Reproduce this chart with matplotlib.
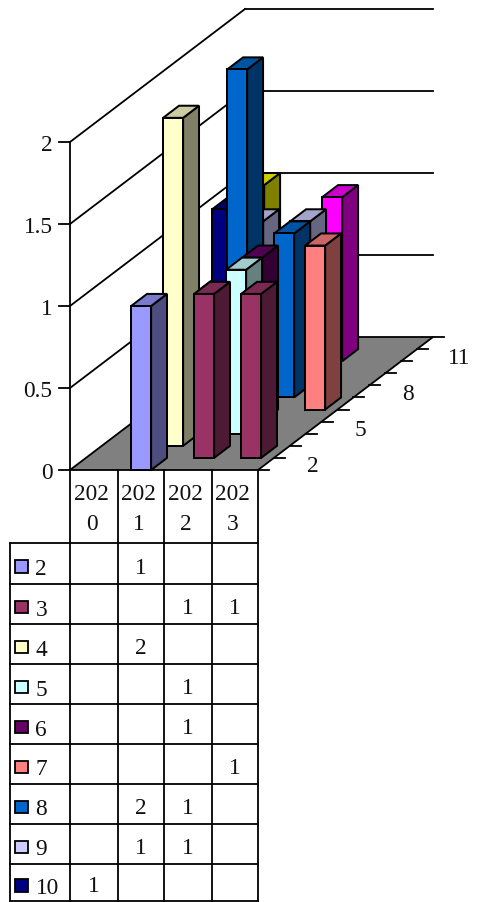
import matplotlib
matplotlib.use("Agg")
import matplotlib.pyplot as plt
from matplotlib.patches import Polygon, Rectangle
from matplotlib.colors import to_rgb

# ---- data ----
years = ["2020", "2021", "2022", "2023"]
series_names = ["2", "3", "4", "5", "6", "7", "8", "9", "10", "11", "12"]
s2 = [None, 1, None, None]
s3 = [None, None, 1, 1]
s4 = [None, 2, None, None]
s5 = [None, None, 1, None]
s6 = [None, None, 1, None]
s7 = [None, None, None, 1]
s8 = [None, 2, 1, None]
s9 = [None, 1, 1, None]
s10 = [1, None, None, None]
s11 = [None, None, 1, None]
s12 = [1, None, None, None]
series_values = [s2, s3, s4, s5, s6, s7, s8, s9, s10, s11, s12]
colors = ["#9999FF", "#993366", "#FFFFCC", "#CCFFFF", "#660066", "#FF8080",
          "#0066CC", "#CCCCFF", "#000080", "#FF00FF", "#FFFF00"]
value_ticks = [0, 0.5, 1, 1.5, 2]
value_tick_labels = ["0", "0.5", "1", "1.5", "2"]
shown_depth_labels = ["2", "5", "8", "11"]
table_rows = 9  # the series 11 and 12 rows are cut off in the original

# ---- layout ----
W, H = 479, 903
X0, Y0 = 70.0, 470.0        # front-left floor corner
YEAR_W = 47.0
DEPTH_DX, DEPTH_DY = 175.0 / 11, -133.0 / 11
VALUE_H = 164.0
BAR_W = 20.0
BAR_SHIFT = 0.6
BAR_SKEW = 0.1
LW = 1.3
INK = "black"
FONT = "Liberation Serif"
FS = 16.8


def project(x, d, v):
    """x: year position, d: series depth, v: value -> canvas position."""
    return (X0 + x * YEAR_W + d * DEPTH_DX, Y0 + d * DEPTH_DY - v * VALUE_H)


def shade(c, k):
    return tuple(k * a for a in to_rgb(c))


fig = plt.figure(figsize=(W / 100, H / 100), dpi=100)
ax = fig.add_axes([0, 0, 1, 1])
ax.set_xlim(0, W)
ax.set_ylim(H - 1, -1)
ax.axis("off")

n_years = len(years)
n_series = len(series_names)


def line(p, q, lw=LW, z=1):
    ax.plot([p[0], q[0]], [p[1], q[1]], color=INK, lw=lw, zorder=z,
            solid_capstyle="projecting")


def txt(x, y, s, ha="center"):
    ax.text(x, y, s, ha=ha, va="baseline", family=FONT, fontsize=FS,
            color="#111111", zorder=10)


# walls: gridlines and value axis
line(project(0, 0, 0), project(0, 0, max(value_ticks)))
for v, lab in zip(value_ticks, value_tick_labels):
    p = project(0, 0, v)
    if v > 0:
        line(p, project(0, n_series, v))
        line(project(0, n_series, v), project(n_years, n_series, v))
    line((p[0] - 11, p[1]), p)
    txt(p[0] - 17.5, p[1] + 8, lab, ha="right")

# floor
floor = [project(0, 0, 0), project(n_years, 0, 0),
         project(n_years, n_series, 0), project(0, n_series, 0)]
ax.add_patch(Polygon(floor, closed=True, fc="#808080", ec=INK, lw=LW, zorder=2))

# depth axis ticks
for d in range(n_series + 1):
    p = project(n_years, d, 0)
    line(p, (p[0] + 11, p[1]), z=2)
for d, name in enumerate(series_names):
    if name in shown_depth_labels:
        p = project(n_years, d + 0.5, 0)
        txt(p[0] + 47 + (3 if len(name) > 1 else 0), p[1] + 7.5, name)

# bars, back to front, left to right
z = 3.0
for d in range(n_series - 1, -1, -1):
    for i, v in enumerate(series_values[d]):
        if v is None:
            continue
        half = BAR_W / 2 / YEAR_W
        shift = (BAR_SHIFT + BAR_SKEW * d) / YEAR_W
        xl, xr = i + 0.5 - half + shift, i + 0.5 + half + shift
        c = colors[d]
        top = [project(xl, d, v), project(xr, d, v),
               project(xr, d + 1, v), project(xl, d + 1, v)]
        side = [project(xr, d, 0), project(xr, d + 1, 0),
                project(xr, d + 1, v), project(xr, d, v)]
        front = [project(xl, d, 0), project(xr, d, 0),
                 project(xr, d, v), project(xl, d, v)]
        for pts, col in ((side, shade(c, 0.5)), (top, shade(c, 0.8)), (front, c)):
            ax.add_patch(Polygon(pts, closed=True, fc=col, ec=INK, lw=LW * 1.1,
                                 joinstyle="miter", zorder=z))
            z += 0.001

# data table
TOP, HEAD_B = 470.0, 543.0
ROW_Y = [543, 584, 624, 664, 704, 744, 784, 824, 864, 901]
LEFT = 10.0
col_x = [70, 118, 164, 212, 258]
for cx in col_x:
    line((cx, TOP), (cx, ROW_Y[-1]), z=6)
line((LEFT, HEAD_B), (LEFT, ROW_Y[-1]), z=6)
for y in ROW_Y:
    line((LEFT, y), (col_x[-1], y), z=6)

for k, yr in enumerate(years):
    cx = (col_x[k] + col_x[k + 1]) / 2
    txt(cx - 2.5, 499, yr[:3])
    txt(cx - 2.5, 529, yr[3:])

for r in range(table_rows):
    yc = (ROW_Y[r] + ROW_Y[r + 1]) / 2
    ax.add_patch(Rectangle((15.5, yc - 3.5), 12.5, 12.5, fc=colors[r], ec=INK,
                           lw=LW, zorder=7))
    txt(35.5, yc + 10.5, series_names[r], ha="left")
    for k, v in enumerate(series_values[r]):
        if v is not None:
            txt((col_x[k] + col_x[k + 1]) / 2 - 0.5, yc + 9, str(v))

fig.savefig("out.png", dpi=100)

****************************************

Stated goal:
Starting at the top of the listing above, reproduce each line up to and including the one with "return tuple(k * a for a in to_rgb(c))"; omit the pictures.

Task response:
Reproduce this chart with matplotlib.
import matplotlib
matplotlib.use("Agg")
import matplotlib.pyplot as plt
from matplotlib.patches import Polygon, Rectangle
from matplotlib.colors import to_rgb

# ---- data ----
years = ["2020", "2021", "2022", "2023"]
series_names = ["2", "3", "4", "5", "6", "7", "8", "9", "10", "11", "12"]
s2 = [None, 1, None, None]
s3 = [None, None, 1, 1]
s4 = [None, 2, None, None]
s5 = [None, None, 1, None]
s6 = [None, None, 1, None]
s7 = [None, None, None, 1]
s8 = [None, 2, 1, None]
s9 = [None, 1, 1, None]
s10 = [1, None, None, None]
s11 = [None, None, 1, None]
s12 = [1, None, None, None]
series_values = [s2, s3, s4, s5, s6, s7, s8, s9, s10, s11, s12]
colors = ["#9999FF", "#993366", "#FFFFCC", "#CCFFFF", "#660066", "#FF8080",
          "#0066CC", "#CCCCFF", "#000080", "#FF00FF", "#FFFF00"]
value_ticks = [0, 0.5, 1, 1.5, 2]
value_tick_labels = ["0", "0.5", "1", "1.5", "2"]
shown_depth_labels = ["2", "5", "8", "11"]
table_rows = 9  # the series 11 and 12 rows are cut off in the original

# ---- layout ----
W, H = 479, 903
X0, Y0 = 70.0, 470.0        # front-left floor corner
YEAR_W = 47.0
DEPTH_DX, DEPTH_DY = 175.0 / 11, -133.0 / 11
VALUE_H = 164.0
BAR_W = 20.0
BAR_SHIFT = 0.6
BAR_SKEW = 0.1
LW = 1.3
INK = "black"
FONT = "Liberation Serif"
FS = 16.8


def project(x, d, v):
    """x: year position, d: series depth, v: value -> canvas position."""
    return (X0 + x * YEAR_W + d * DEPTH_DX, Y0 + d * DEPTH_DY - v * VALUE_H)


def shade(c, k):
    return tuple(k * a for a in to_rgb(c))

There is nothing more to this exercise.